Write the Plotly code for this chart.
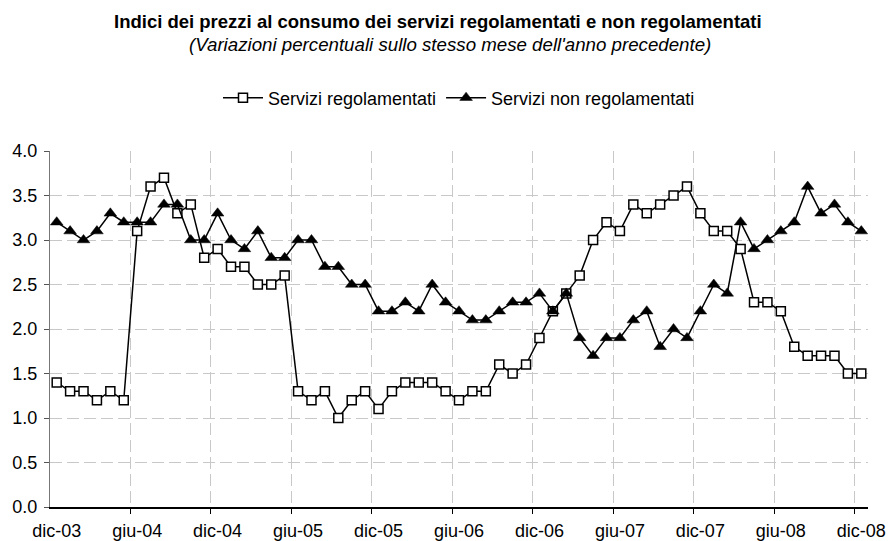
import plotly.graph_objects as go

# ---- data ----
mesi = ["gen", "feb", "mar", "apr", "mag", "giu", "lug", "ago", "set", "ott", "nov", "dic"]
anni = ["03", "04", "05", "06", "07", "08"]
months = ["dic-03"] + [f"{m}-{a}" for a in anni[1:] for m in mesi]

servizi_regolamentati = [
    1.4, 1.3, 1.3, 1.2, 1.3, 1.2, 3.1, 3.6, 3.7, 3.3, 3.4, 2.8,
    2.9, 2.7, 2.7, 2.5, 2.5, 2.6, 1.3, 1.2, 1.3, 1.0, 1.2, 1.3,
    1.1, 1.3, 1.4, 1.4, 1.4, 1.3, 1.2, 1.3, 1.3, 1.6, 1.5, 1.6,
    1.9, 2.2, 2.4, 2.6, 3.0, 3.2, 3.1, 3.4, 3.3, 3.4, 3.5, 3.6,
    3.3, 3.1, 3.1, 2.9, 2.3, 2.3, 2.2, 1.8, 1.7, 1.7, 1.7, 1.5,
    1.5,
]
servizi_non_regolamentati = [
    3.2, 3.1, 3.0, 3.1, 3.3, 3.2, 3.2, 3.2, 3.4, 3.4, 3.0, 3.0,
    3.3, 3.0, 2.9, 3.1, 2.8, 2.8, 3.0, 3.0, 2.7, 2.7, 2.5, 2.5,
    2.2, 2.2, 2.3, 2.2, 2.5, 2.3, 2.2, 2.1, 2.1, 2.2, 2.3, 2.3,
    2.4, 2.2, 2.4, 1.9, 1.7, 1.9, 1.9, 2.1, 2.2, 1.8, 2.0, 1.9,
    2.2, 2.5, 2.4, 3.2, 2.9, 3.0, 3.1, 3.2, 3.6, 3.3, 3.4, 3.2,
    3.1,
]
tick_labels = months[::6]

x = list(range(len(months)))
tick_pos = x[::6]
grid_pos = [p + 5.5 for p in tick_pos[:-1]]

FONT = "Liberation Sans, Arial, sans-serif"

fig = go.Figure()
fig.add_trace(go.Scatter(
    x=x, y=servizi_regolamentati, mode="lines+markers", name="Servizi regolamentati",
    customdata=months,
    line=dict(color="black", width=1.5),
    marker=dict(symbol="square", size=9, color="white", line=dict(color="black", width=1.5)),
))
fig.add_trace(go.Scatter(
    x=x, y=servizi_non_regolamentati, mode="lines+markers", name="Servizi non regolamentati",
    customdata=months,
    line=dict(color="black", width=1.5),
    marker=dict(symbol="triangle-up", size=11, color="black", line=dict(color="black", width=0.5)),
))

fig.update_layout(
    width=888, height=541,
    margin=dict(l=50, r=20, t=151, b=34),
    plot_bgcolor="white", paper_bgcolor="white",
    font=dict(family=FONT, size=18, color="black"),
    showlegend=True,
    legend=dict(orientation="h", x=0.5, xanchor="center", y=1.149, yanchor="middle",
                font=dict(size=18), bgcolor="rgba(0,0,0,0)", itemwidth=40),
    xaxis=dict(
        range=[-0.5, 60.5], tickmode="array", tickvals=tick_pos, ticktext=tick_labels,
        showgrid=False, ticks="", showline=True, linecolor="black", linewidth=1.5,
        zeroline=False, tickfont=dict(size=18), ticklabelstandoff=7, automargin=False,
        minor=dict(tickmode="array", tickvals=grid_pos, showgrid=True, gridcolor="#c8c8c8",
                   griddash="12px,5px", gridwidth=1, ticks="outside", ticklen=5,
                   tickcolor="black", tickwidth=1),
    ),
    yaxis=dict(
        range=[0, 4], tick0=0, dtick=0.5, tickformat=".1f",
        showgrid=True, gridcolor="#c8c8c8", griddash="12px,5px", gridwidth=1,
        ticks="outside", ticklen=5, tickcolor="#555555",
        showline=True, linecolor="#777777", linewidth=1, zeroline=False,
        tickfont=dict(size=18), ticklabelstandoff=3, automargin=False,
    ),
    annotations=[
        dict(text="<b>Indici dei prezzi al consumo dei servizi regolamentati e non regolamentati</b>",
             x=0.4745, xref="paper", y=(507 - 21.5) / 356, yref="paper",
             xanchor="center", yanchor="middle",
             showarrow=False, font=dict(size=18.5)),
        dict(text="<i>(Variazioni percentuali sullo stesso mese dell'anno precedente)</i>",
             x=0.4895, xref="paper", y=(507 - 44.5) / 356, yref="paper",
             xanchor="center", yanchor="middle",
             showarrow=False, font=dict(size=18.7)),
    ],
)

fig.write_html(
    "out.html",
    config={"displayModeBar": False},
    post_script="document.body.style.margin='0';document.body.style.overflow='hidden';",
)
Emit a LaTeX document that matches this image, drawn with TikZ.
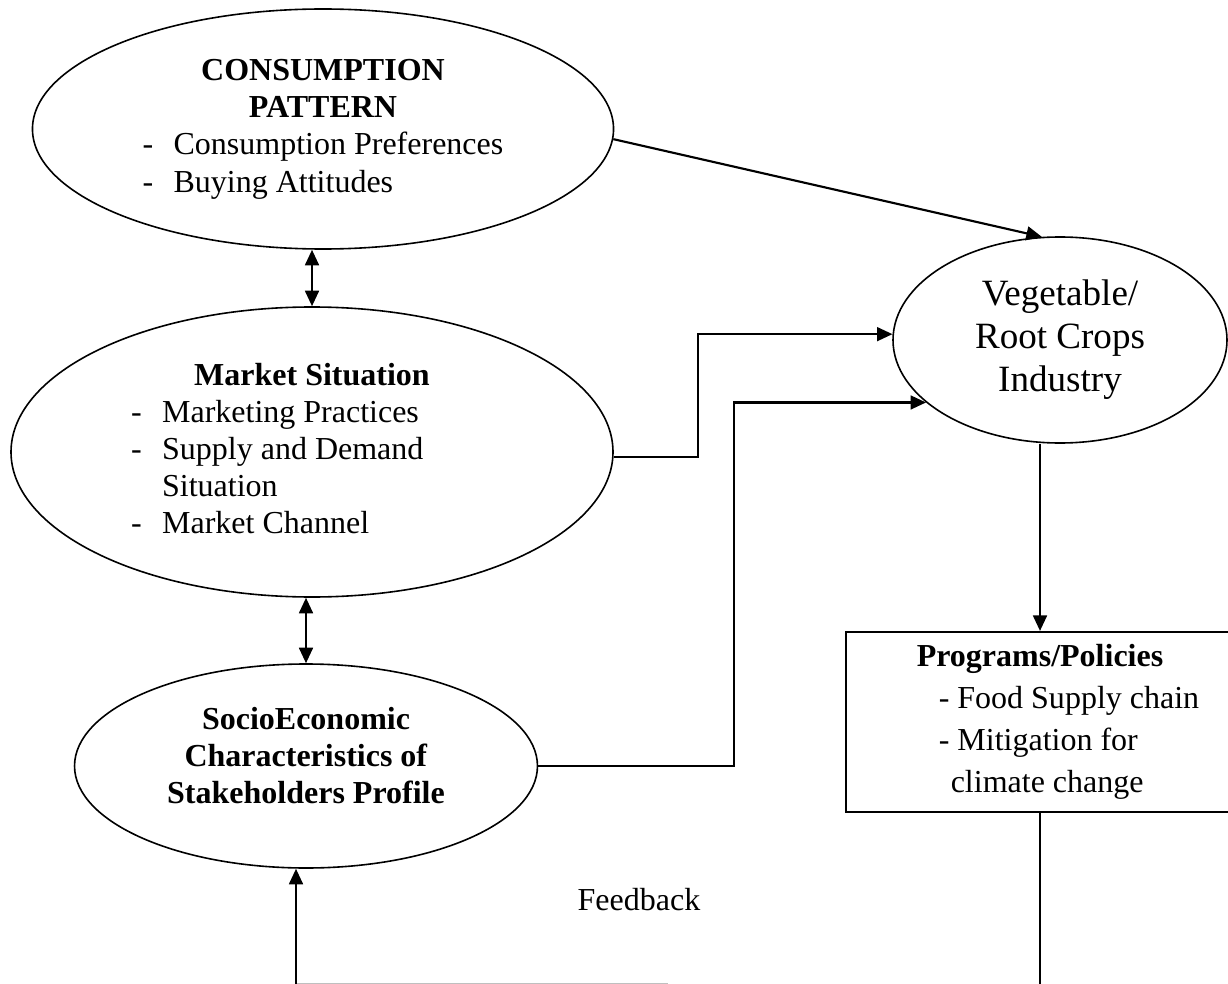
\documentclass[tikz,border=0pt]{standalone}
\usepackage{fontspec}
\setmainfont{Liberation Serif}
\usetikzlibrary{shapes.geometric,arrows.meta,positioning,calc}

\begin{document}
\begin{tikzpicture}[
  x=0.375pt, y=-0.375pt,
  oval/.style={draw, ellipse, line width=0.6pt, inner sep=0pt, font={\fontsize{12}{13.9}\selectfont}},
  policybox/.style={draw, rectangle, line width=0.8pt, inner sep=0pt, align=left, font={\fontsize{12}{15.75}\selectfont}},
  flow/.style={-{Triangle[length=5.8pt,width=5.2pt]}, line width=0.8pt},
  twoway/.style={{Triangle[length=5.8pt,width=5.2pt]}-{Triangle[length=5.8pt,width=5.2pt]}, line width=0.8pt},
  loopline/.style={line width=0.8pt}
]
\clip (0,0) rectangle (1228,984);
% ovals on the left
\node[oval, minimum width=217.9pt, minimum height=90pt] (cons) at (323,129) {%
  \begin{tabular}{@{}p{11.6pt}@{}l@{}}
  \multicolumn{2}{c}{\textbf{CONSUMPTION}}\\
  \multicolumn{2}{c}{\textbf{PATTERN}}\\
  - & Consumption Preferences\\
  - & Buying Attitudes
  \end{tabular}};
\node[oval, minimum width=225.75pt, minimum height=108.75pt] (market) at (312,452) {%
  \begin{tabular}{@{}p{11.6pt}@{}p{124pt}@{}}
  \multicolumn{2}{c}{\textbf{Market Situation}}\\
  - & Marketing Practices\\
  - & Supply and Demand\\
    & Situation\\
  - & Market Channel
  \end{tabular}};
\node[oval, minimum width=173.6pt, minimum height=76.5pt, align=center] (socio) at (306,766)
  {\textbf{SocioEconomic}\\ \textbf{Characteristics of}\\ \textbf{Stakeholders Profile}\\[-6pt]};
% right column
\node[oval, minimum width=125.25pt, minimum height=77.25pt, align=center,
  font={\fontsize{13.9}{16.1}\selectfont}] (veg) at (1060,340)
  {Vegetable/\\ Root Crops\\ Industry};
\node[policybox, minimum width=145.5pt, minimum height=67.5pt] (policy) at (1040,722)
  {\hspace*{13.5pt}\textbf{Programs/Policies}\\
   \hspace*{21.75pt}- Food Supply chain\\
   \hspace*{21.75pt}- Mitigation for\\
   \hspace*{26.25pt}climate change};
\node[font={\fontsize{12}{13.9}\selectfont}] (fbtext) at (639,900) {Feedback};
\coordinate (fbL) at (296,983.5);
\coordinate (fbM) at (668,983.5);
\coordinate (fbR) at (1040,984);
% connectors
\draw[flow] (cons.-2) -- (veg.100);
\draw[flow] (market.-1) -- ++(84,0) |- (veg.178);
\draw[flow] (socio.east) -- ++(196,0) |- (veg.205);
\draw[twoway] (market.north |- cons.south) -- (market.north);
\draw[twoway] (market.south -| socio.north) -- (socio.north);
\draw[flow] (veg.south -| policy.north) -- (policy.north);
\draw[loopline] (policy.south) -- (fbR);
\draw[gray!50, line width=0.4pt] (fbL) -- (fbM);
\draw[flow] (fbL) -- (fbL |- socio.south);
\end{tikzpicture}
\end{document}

● ● ● ● ● ● ●

> _Task directions_: Repeat all the records above exactly, leaving out any pictures.

> _Correct output_:
Write the Plotly code for this chart.
import plotly.graph_objects as go

# ---- data ----
mesi = ["gen", "feb", "mar", "apr", "mag", "giu", "lug", "ago", "set", "ott", "nov", "dic"]
anni = ["03", "04", "05", "06", "07", "08"]
months = ["dic-03"] + [f"{m}-{a}" for a in anni[1:] for m in mesi]

servizi_regolamentati = [
    1.4, 1.3, 1.3, 1.2, 1.3, 1.2, 3.1, 3.6, 3.7, 3.3, 3.4, 2.8,
    2.9, 2.7, 2.7, 2.5, 2.5, 2.6, 1.3, 1.2, 1.3, 1.0, 1.2, 1.3,
    1.1, 1.3, 1.4, 1.4, 1.4, 1.3, 1.2, 1.3, 1.3, 1.6, 1.5, 1.6,
    1.9, 2.2, 2.4, 2.6, 3.0, 3.2, 3.1, 3.4, 3.3, 3.4, 3.5, 3.6,
    3.3, 3.1, 3.1, 2.9, 2.3, 2.3, 2.2, 1.8, 1.7, 1.7, 1.7, 1.5,
    1.5,
]
servizi_non_regolamentati = [
    3.2, 3.1, 3.0, 3.1, 3.3, 3.2, 3.2, 3.2, 3.4, 3.4, 3.0, 3.0,
    3.3, 3.0, 2.9, 3.1, 2.8, 2.8, 3.0, 3.0, 2.7, 2.7, 2.5, 2.5,
    2.2, 2.2, 2.3, 2.2, 2.5, 2.3, 2.2, 2.1, 2.1, 2.2, 2.3, 2.3,
    2.4, 2.2, 2.4, 1.9, 1.7, 1.9, 1.9, 2.1, 2.2, 1.8, 2.0, 1.9,
    2.2, 2.5, 2.4, 3.2, 2.9, 3.0, 3.1, 3.2, 3.6, 3.3, 3.4, 3.2,
    3.1,
]
tick_labels = months[::6]

x = list(range(len(months)))
tick_pos = x[::6]
grid_pos = [p + 5.5 for p in tick_pos[:-1]]

FONT = "Liberation Sans, Arial, sans-serif"

fig = go.Figure()
fig.add_trace(go.Scatter(
    x=x, y=servizi_regolamentati, mode="lines+markers", name="Servizi regolamentati",
    customdata=months,
    line=dict(color="black", width=1.5),
    marker=dict(symbol="square", size=9, color="white", line=dict(color="black", width=1.5)),
))
fig.add_trace(go.Scatter(
    x=x, y=servizi_non_regolamentati, mode="lines+markers", name="Servizi non regolamentati",
    customdata=months,
    line=dict(color="black", width=1.5),
    marker=dict(symbol="triangle-up", size=11, color="black", line=dict(color="black", width=0.5)),
))

fig.update_layout(
    width=888, height=541,
    margin=dict(l=50, r=20, t=151, b=34),
    plot_bgcolor="white", paper_bgcolor="white",
    font=dict(family=FONT, size=18, color="black"),
    showlegend=True,
    legend=dict(orientation="h", x=0.5, xanchor="center", y=1.149, yanchor="middle",
                font=dict(size=18), bgcolor="rgba(0,0,0,0)", itemwidth=40),
    xaxis=dict(
        range=[-0.5, 60.5], tickmode="array", tickvals=tick_pos, ticktext=tick_labels,
        showgrid=False, ticks="", showline=True, linecolor="black", linewidth=1.5,
        zeroline=False, tickfont=dict(size=18), ticklabelstandoff=7, automargin=False,
        minor=dict(tickmode="array", tickvals=grid_pos, showgrid=True, gridcolor="#c8c8c8",
                   griddash="12px,5px", gridwidth=1, ticks="outside", ticklen=5,
                   tickcolor="black", tickwidth=1),
    ),
    yaxis=dict(
        range=[0, 4], tick0=0, dtick=0.5, tickformat=".1f",
        showgrid=True, gridcolor="#c8c8c8", griddash="12px,5px", gridwidth=1,
        ticks="outside", ticklen=5, tickcolor="#555555",
        showline=True, linecolor="#777777", linewidth=1, zeroline=False,
        tickfont=dict(size=18), ticklabelstandoff=3, automargin=False,
    ),
    annotations=[
        dict(text="<b>Indici dei prezzi al consumo dei servizi regolamentati e non regolamentati</b>",
             x=0.4745, xref="paper", y=(507 - 21.5) / 356, yref="paper",
             xanchor="center", yanchor="middle",
             showarrow=False, font=dict(size=18.5)),
        dict(text="<i>(Variazioni percentuali sullo stesso mese dell'anno precedente)</i>",
             x=0.4895, xref="paper", y=(507 - 44.5) / 356, yref="paper",
             xanchor="center", yanchor="middle",
             showarrow=False, font=dict(size=18.7)),
    ],
)

fig.write_html(
    "out.html",
    config={"displayModeBar": False},
    post_script="document.body.style.margin='0';document.body.style.overflow='hidden';",
)
Emit a LaTeX document that matches this image, drawn with TikZ.
\documentclass[tikz,border=0pt]{standalone}
\usepackage{fontspec}
\setmainfont{Liberation Serif}
\usetikzlibrary{shapes.geometric,arrows.meta,positioning,calc}

\begin{document}
\begin{tikzpicture}[
  x=0.375pt, y=-0.375pt,
  oval/.style={draw, ellipse, line width=0.6pt, inner sep=0pt, font={\fontsize{12}{13.9}\selectfont}},
  policybox/.style={draw, rectangle, line width=0.8pt, inner sep=0pt, align=left, font={\fontsize{12}{15.75}\selectfont}},
  flow/.style={-{Triangle[length=5.8pt,width=5.2pt]}, line width=0.8pt},
  twoway/.style={{Triangle[length=5.8pt,width=5.2pt]}-{Triangle[length=5.8pt,width=5.2pt]}, line width=0.8pt},
  loopline/.style={line width=0.8pt}
]
\clip (0,0) rectangle (1228,984);
% ovals on the left
\node[oval, minimum width=217.9pt, minimum height=90pt] (cons) at (323,129) {%
  \begin{tabular}{@{}p{11.6pt}@{}l@{}}
  \multicolumn{2}{c}{\textbf{CONSUMPTION}}\\
  \multicolumn{2}{c}{\textbf{PATTERN}}\\
  - & Consumption Preferences\\
  - & Buying Attitudes
  \end{tabular}};
\node[oval, minimum width=225.75pt, minimum height=108.75pt] (market) at (312,452) {%
  \begin{tabular}{@{}p{11.6pt}@{}p{124pt}@{}}
  \multicolumn{2}{c}{\textbf{Market Situation}}\\
  - & Marketing Practices\\
  - & Supply and Demand\\
    & Situation\\
  - & Market Channel
  \end{tabular}};
\node[oval, minimum width=173.6pt, minimum height=76.5pt, align=center] (socio) at (306,766)
  {\textbf{SocioEconomic}\\ \textbf{Characteristics of}\\ \textbf{Stakeholders Profile}\\[-6pt]};
% right column
\node[oval, minimum width=125.25pt, minimum height=77.25pt, align=center,
  font={\fontsize{13.9}{16.1}\selectfont}] (veg) at (1060,340)
  {Vegetable/\\ Root Crops\\ Industry};
\node[policybox, minimum width=145.5pt, minimum height=67.5pt] (policy) at (1040,722)
  {\hspace*{13.5pt}\textbf{Programs/Policies}\\
   \hspace*{21.75pt}- Food Supply chain\\
   \hspace*{21.75pt}- Mitigation for\\
   \hspace*{26.25pt}climate change};
\node[font={\fontsize{12}{13.9}\selectfont}] (fbtext) at (639,900) {Feedback};
\coordinate (fbL) at (296,983.5);
\coordinate (fbM) at (668,983.5);
\coordinate (fbR) at (1040,984);
% connectors
\draw[flow] (cons.-2) -- (veg.100);
\draw[flow] (market.-1) -- ++(84,0) |- (veg.178);
\draw[flow] (socio.east) -- ++(196,0) |- (veg.205);
\draw[twoway] (market.north |- cons.south) -- (market.north);
\draw[twoway] (market.south -| socio.north) -- (socio.north);
\draw[flow] (veg.south -| policy.north) -- (policy.north);
\draw[loopline] (policy.south) -- (fbR);
\draw[gray!50, line width=0.4pt] (fbL) -- (fbM);
\draw[flow] (fbL) -- (fbL |- socio.south);
\end{tikzpicture}
\end{document}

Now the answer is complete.